COLLECTED MATERIAL>
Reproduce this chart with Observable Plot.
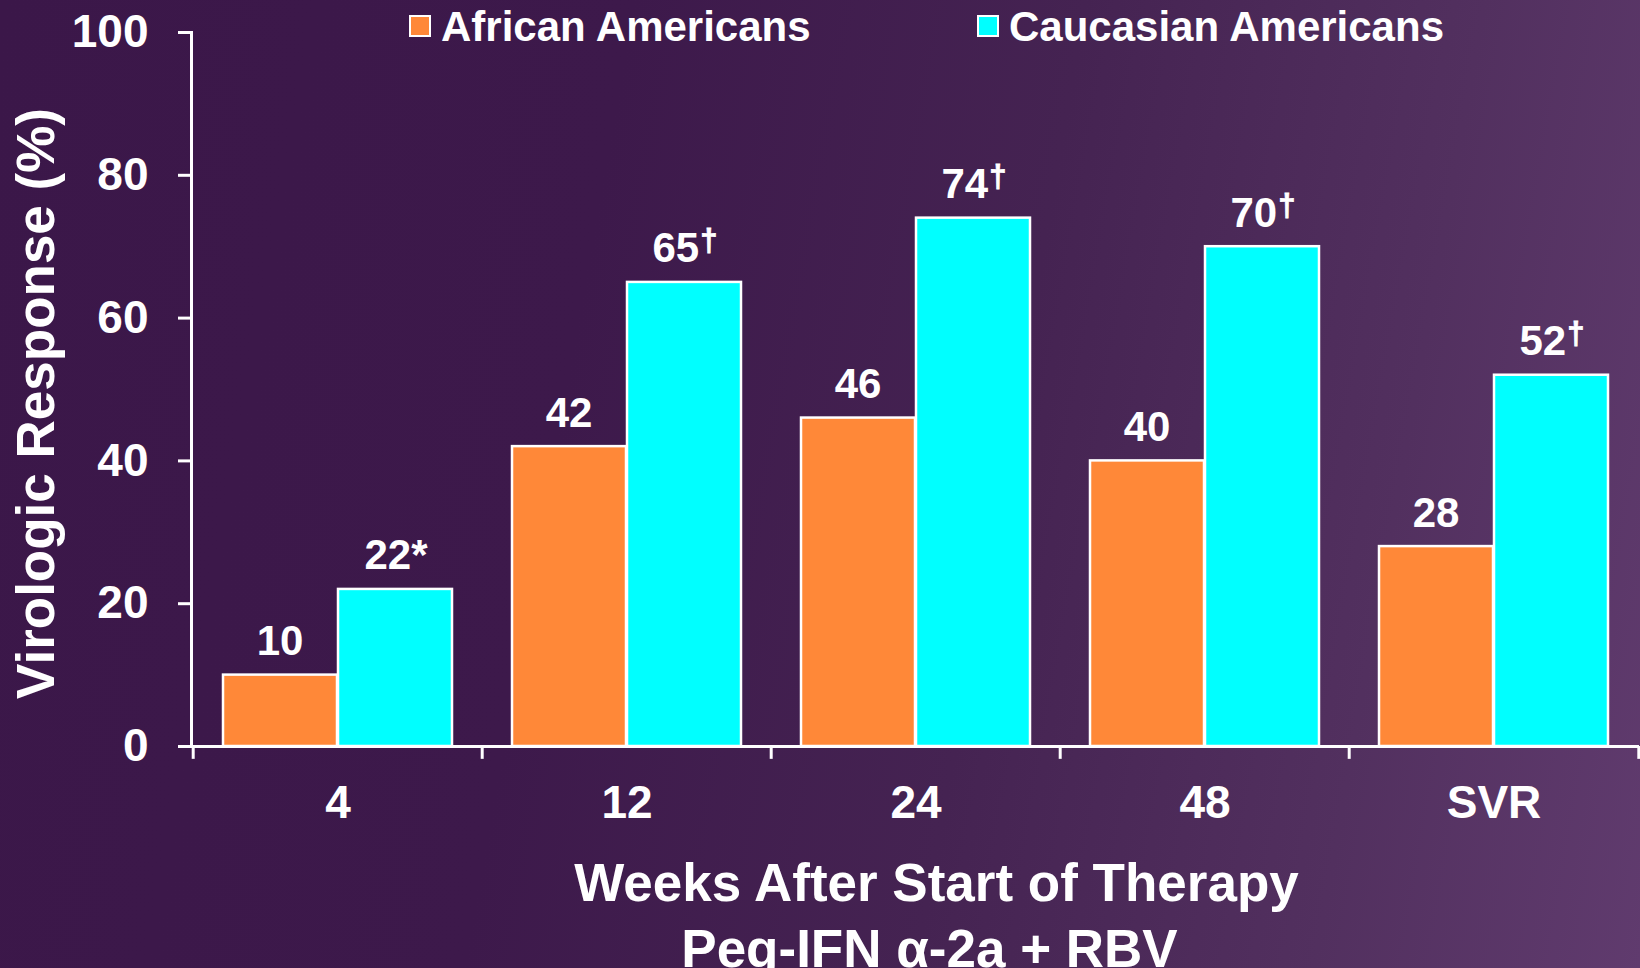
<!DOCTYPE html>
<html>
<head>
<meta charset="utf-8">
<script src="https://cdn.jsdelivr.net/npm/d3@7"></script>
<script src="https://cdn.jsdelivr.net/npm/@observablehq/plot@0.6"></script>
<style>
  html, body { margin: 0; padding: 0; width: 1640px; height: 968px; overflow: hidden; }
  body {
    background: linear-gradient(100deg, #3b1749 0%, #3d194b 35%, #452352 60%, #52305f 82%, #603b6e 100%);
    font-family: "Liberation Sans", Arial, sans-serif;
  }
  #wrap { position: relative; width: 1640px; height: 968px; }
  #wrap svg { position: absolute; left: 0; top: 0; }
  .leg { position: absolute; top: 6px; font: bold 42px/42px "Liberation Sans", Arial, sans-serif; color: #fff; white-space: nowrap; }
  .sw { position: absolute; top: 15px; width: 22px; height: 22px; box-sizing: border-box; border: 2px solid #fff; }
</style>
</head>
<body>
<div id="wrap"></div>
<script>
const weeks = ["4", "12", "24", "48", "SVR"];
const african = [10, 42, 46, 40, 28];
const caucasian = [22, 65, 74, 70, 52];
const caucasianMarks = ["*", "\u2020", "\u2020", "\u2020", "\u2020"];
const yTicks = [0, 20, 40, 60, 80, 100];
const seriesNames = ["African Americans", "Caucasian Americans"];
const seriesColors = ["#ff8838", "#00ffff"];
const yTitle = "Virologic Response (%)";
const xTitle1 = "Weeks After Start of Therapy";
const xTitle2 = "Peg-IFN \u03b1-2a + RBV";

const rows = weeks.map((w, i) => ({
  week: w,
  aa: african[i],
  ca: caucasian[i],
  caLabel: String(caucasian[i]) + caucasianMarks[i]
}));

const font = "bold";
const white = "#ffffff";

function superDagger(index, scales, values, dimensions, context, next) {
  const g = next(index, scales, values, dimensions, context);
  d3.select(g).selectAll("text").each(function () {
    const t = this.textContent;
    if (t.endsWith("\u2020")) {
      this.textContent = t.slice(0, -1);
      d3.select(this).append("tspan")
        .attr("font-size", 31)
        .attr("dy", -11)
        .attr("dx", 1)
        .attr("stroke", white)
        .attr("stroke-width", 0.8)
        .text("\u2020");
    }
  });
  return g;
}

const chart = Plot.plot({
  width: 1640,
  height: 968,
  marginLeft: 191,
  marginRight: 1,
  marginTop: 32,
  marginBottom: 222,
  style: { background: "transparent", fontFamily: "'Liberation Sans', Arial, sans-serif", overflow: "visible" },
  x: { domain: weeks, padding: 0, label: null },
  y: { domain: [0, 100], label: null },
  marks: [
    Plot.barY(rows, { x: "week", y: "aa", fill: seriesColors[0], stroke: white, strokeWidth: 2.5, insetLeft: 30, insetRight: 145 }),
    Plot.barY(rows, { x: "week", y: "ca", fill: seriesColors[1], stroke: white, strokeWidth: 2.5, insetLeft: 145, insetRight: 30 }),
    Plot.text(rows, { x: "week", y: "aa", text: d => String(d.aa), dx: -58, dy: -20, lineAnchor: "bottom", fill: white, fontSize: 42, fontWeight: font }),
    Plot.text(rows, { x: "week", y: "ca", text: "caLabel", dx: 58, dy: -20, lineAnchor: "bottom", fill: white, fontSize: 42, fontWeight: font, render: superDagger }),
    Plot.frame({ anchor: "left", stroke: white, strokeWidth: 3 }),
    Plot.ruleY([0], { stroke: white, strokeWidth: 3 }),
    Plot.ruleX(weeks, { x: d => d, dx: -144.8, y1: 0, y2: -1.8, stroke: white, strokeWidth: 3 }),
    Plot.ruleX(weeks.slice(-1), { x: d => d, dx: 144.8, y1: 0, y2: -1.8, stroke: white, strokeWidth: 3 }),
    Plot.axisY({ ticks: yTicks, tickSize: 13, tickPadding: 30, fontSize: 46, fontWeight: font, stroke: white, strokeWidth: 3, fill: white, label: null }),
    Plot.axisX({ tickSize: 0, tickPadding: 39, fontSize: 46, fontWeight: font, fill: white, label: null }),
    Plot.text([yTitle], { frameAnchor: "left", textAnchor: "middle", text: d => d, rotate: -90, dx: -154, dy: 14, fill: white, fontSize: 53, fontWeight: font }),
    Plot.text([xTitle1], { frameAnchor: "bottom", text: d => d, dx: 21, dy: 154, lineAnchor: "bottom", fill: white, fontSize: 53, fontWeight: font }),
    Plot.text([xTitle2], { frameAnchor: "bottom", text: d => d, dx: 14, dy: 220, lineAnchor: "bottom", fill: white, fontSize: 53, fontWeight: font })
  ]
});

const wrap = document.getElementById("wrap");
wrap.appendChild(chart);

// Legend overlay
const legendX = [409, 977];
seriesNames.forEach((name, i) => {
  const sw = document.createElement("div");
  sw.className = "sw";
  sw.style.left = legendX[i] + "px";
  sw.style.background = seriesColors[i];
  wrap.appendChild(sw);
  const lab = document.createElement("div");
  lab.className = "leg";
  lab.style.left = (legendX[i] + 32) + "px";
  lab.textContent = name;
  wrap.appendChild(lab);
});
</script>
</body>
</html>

DIRECTIVE>
Give an exact reproduction of every line, leaving out any picture.

RESULT FOR THIS TASK>
Reproduce this chart with Observable Plot.
<!DOCTYPE html>
<html>
<head>
<meta charset="utf-8">
<script src="https://cdn.jsdelivr.net/npm/d3@7"></script>
<script src="https://cdn.jsdelivr.net/npm/@observablehq/plot@0.6"></script>
<style>
  html, body { margin: 0; padding: 0; width: 1640px; height: 968px; overflow: hidden; }
  body {
    background: linear-gradient(100deg, #3b1749 0%, #3d194b 35%, #452352 60%, #52305f 82%, #603b6e 100%);
    font-family: "Liberation Sans", Arial, sans-serif;
  }
  #wrap { position: relative; width: 1640px; height: 968px; }
  #wrap svg { position: absolute; left: 0; top: 0; }
  .leg { position: absolute; top: 6px; font: bold 42px/42px "Liberation Sans", Arial, sans-serif; color: #fff; white-space: nowrap; }
  .sw { position: absolute; top: 15px; width: 22px; height: 22px; box-sizing: border-box; border: 2px solid #fff; }
</style>
</head>
<body>
<div id="wrap"></div>
<script>
const weeks = ["4", "12", "24", "48", "SVR"];
const african = [10, 42, 46, 40, 28];
const caucasian = [22, 65, 74, 70, 52];
const caucasianMarks = ["*", "\u2020", "\u2020", "\u2020", "\u2020"];
const yTicks = [0, 20, 40, 60, 80, 100];
const seriesNames = ["African Americans", "Caucasian Americans"];
const seriesColors = ["#ff8838", "#00ffff"];
const yTitle = "Virologic Response (%)";
const xTitle1 = "Weeks After Start of Therapy";
const xTitle2 = "Peg-IFN \u03b1-2a + RBV";

const rows = weeks.map((w, i) => ({
  week: w,
  aa: african[i],
  ca: caucasian[i],
  caLabel: String(caucasian[i]) + caucasianMarks[i]
}));

const font = "bold";
const white = "#ffffff";

function superDagger(index, scales, values, dimensions, context, next) {
  const g = next(index, scales, values, dimensions, context);
  d3.select(g).selectAll("text").each(function () {
    const t = this.textContent;
    if (t.endsWith("\u2020")) {
      this.textContent = t.slice(0, -1);
      d3.select(this).append("tspan")
        .attr("font-size", 31)
        .attr("dy", -11)
        .attr("dx", 1)
        .attr("stroke", white)
        .attr("stroke-width", 0.8)
        .text("\u2020");
    }
  });
  return g;
}

const chart = Plot.plot({
  width: 1640,
  height: 968,
  marginLeft: 191,
  marginRight: 1,
  marginTop: 32,
  marginBottom: 222,
  style: { background: "transparent", fontFamily: "'Liberation Sans', Arial, sans-serif", overflow: "visible" },
  x: { domain: weeks, padding: 0, label: null },
  y: { domain: [0, 100], label: null },
  marks: [
    Plot.barY(rows, { x: "week", y: "aa", fill: seriesColors[0], stroke: white, strokeWidth: 2.5, insetLeft: 30, insetRight: 145 }),
    Plot.barY(rows, { x: "week", y: "ca", fill: seriesColors[1], stroke: white, strokeWidth: 2.5, insetLeft: 145, insetRight: 30 }),
    Plot.text(rows, { x: "week", y: "aa", text: d => String(d.aa), dx: -58, dy: -20, lineAnchor: "bottom", fill: white, fontSize: 42, fontWeight: font }),
    Plot.text(rows, { x: "week", y: "ca", text: "caLabel", dx: 58, dy: -20, lineAnchor: "bottom", fill: white, fontSize: 42, fontWeight: font, render: superDagger }),
    Plot.frame({ anchor: "left", stroke: white, strokeWidth: 3 }),
    Plot.ruleY([0], { stroke: white, strokeWidth: 3 }),
    Plot.ruleX(weeks, { x: d => d, dx: -144.8, y1: 0, y2: -1.8, stroke: white, strokeWidth: 3 }),
    Plot.ruleX(weeks.slice(-1), { x: d => d, dx: 144.8, y1: 0, y2: -1.8, stroke: white, strokeWidth: 3 }),
    Plot.axisY({ ticks: yTicks, tickSize: 13, tickPadding: 30, fontSize: 46, fontWeight: font, stroke: white, strokeWidth: 3, fill: white, label: null }),
    Plot.axisX({ tickSize: 0, tickPadding: 39, fontSize: 46, fontWeight: font, fill: white, label: null }),
    Plot.text([yTitle], { frameAnchor: "left", textAnchor: "middle", text: d => d, rotate: -90, dx: -154, dy: 14, fill: white, fontSize: 53, fontWeight: font }),
    Plot.text([xTitle1], { frameAnchor: "bottom", text: d => d, dx: 21, dy: 154, lineAnchor: "bottom", fill: white, fontSize: 53, fontWeight: font }),
    Plot.text([xTitle2], { frameAnchor: "bottom", text: d => d, dx: 14, dy: 220, lineAnchor: "bottom", fill: white, fontSize: 53, fontWeight: font })
  ]
});

const wrap = document.getElementById("wrap");
wrap.appendChild(chart);

// Legend overlay
const legendX = [409, 977];
seriesNames.forEach((name, i) => {
  const sw = document.createElement("div");
  sw.className = "sw";
  sw.style.left = legendX[i] + "px";
  sw.style.background = seriesColors[i];
  wrap.appendChild(sw);
  const lab = document.createElement("div");
  lab.className = "leg";
  lab.style.left = (legendX[i] + 32) + "px";
  lab.textContent = name;
  wrap.appendChild(lab);
});
</script>
</body>
</html>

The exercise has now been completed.